Geçen Pazar günlerinde İsa’nın
dağda şakirtlerine ve kalabalıklara verdiği öğretileri
dinledik. O’nun sözleri Allah’ın Sözü’dür. Onları uygulayanlar için
kutsamadırlar. Kim bu sözleri dinlemez ve yerine getirmezse, halen
kurtuluşa ihtiyacı olan insan konumundadır. Çok anlamlı bir
hikaye ile Rab, öğretilerine yerine getirmemizin gerektiğine
inandırmaktadır. Herkesin yaşamda aşması gereken
ağır zorluklar var ve o lacaktır. Allah’a sadık olanlar
için de, olmayanlar için de, zorluklar vardır, aynen bir fırtına
gibi, geldiğinde herkes için aynı şekilde gelmektedir.
Bazıları için fırtına her şeyi yok eder,
bazıları içinse sabredilebilir derecededir ve kötü sonuçlar
doğurmaz: her şey insanın, evini nasıl inşa
ettiğine bağlıdır. Yaşamımız
değerlidir, geleceğimiz önemlidir: Gelecek zorluklarla
bozulmasını istemiyor muyuz? O halde İsa’nın büyük
bilgelikle bize verdiği sözlerini dinlemeliyiz ve yerine getirmeliyiz. O
bugün bizi düşündüren bir öğreti daha vermektedir. Bir
Hıristiyan’ın şeytanı kovması ve gerçek mucizeler
gerçekleştirmesi mümkün mü? Elbette, İsa’nın adına
yapıyorsa bu mümkündür, çünkü İsa adı güçlü ve etkindir; ancak
bunu gerçekleştiren Hıristiyan’ın yaşamının örnek
olduğu anlamına gelmemektedir. O her şeyden önce dinlediği
Sözü gerçekleştirmelidir, yoksa Rab onu yanından merhametsizce
uzaklaştırmak zorunda kalabilir. Yaşamımızı değiştiren
şey, dua etmek, güzel sözler sıralamak değildir, ama Rab’bin
Sözüne uygun yaşamaktır.
Aziz Pavlus bize bir düşünce daha
önermektedir. Hepimiz günahkârız ve dolayısıyla Allah’ın
şanından mahrumuz: Allah da içimizde tam olarak sevgisini gösteremez.

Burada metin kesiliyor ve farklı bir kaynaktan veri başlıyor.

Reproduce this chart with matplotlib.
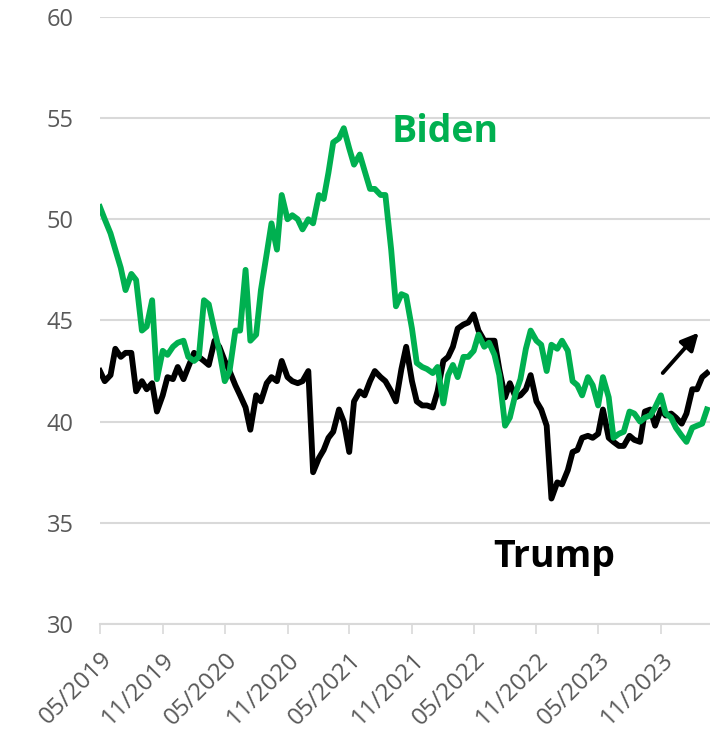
import pandas as pd
import matplotlib.pyplot as plt
import matplotlib.dates as mdates

plt.rcParams['font.family'] = ['Open Sans', 'DejaVu Sans']

# semi-monthly readings, 05/2019 .. 03/2024
dates = pd.date_range('2019-05-01', periods=118, freq='SMS')

biden = [50.6, 50.0, 49.3, 48.5, 47.6, 46.5, 47.3, 47.0, 44.5, 44.7,
         46.0, 42.1, 43.5, 43.3, 43.7, 43.9, 44.0, 43.2, 43.0, 43.2,
         46.0, 45.8, 44.5, 43.5, 42.0, 42.5, 44.5, 44.5, 47.5, 44.0,
         44.3, 46.5, 48.3, 49.8, 48.5, 51.2, 50.0, 50.2, 50.0, 49.5,
         50.0, 49.8, 51.2, 51.0, 52.3, 53.8, 54.0, 54.5, 53.5, 52.7,
         53.2, 52.4, 51.5, 51.5, 51.2, 51.2, 48.5, 45.7, 46.3, 46.2,
         44.6, 42.9, 42.7, 42.6, 42.4, 42.7, 40.9, 42.3, 42.8, 42.2,
         43.2, 43.2, 43.5, 44.3, 43.7, 43.9, 43.3, 42.3, 39.8, 40.2,
         41.4, 42.1, 43.6, 44.5, 44.0, 43.8, 42.5, 43.8, 43.6, 44.0,
         43.5, 42.0, 41.8, 41.3, 42.2, 41.8, 40.8, 42.2, 41.2, 39.2,
         39.4, 39.5, 40.5, 40.4, 40.0, 40.2, 40.3, 40.7, 41.3, 40.4,
         40.2, 39.7, 39.3, 39.0, 39.7, 39.8, 39.9, 40.6]

trump = [42.5, 42.0, 42.3, 43.6, 43.2, 43.4, 43.4, 41.5, 42.0, 41.6,
         41.9, 40.5, 41.3, 42.2, 42.1, 42.7, 42.1, 42.7, 43.4, 43.2,
         43.0, 42.8, 44.0, 43.7, 43.0, 42.5, 41.8, 41.3, 40.7, 39.6,
         41.3, 41.0, 41.9, 42.2, 42.0, 43.0, 42.2, 42.0, 41.9, 42.0,
         42.5, 37.5, 38.2, 38.6, 39.2, 39.5, 40.6, 40.0, 38.5, 41.0,
         41.5, 41.3, 42.0, 42.5, 42.2, 42.0, 41.5, 41.0, 42.6, 43.7,
         42.0, 41.0, 40.8, 40.8, 40.7, 41.5, 43.0, 43.2, 43.7, 44.6,
         44.8, 44.9, 45.3, 44.5, 44.0, 44.0, 44.0, 42.6, 41.2, 41.9,
         41.2, 41.3, 41.6, 42.3, 41.0, 40.6, 39.8, 36.2, 37.0, 36.9,
         37.6, 38.5, 38.6, 39.2, 39.3, 39.2, 39.4, 40.6, 39.2, 39.0,
         38.8, 38.8, 39.3, 39.1, 39.0, 40.5, 40.6, 39.8, 40.6, 40.3,
         40.4, 40.2, 39.9, 40.4, 41.6, 41.6, 42.2, 42.4]

tick_dates = pd.date_range('2019-05-01', '2023-11-01', freq='6MS')

green = '#00B050'
grey = '#595959'

fig = plt.figure(figsize=(7.1, 7.35), dpi=100)
ax = fig.add_axes([0.1408, 0.151, 0.8592, 0.826])

ax.plot(dates, trump, color='black', lw=4.2, solid_joinstyle='round', zorder=3)
ax.plot(dates, biden, color=green, lw=4.2, solid_joinstyle='round', zorder=4)

ax.set_ylim(30, 60)
ax.set_yticks(range(30, 61, 5))
ax.set_xlim(pd.Timestamp('2019-05-01'), pd.Timestamp('2024-03-24'))
ax.set_xticks(tick_dates)
ax.xaxis.set_major_formatter(mdates.DateFormatter('%m/%Y'))

ax.grid(axis='y', color='#D9D9D9', lw=1.5, zorder=0)
for s in ['top', 'right', 'left']:
    ax.spines[s].set_visible(False)
ax.spines['bottom'].set_color('#D9D9D9')
ax.spines['bottom'].set_linewidth(1.5)

ax.tick_params(axis='y', length=0, pad=19, labelsize=17, labelcolor=grey)
ax.tick_params(axis='x', length=7, width=1.2, color='#D9D9D9', pad=10,
               labelsize=17.5, labelcolor=grey)
plt.setp(ax.get_xticklabels(), rotation=45, ha='right', rotation_mode='anchor')

ax.text(pd.Timestamp('2021-09-01'), 54.3, 'Biden', color=green, fontsize=27,
        fontweight='bold', va='center', ha='left')
ax.text(pd.Timestamp('2022-06-28'), 33.3, 'Trump', color='black', fontsize=27,
        fontweight='bold', va='center', ha='left')

ax.annotate('', xy=(pd.Timestamp('2024-02-25'), 44.5),
            xytext=(pd.Timestamp('2023-11-01'), 42.3),
            arrowprops=dict(arrowstyle='-|>', color='black', lw=2.8,
                            mutation_scale=26))

fig.savefig('out.png', dpi=100)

Bu, ancak İsa’ya iman sayesinde olabilir. Kim kendi yaşamı ile
İsa’ya olan imanını gösteriyorsa, Allah’ın hoşuna
gitmektedir, yani aklanır, doğru sayılacaktır. Bunu Pavlus
Musevilere de söylüyordu ve onlara beslenme ve arınma
kanunlarının, kurtuluş için önemli olmadıklarını
hatırlatmaktadır. Kurtuluş için önemli ve gerekli olan Mesih
İsa’ya imandır, çünkü sadece İsa bizim için, bizi kurtarmak için
kanını döktü. Bu sebepten de bizler O’nu dinleyerek ve itaat ederek
yaşamak istiyoruz. Onun Sözü Allah’ın Sözüdür. Bu Söz
yaşamımızı doldurmakta ve yaşam anlamının
tam olarak gerçekleştirmesine sebep olmaktadır. O’nun Sözü ellerimizi
ve gözlerimizi Baba’nın sevgisinin araçları haline çevirmektedir!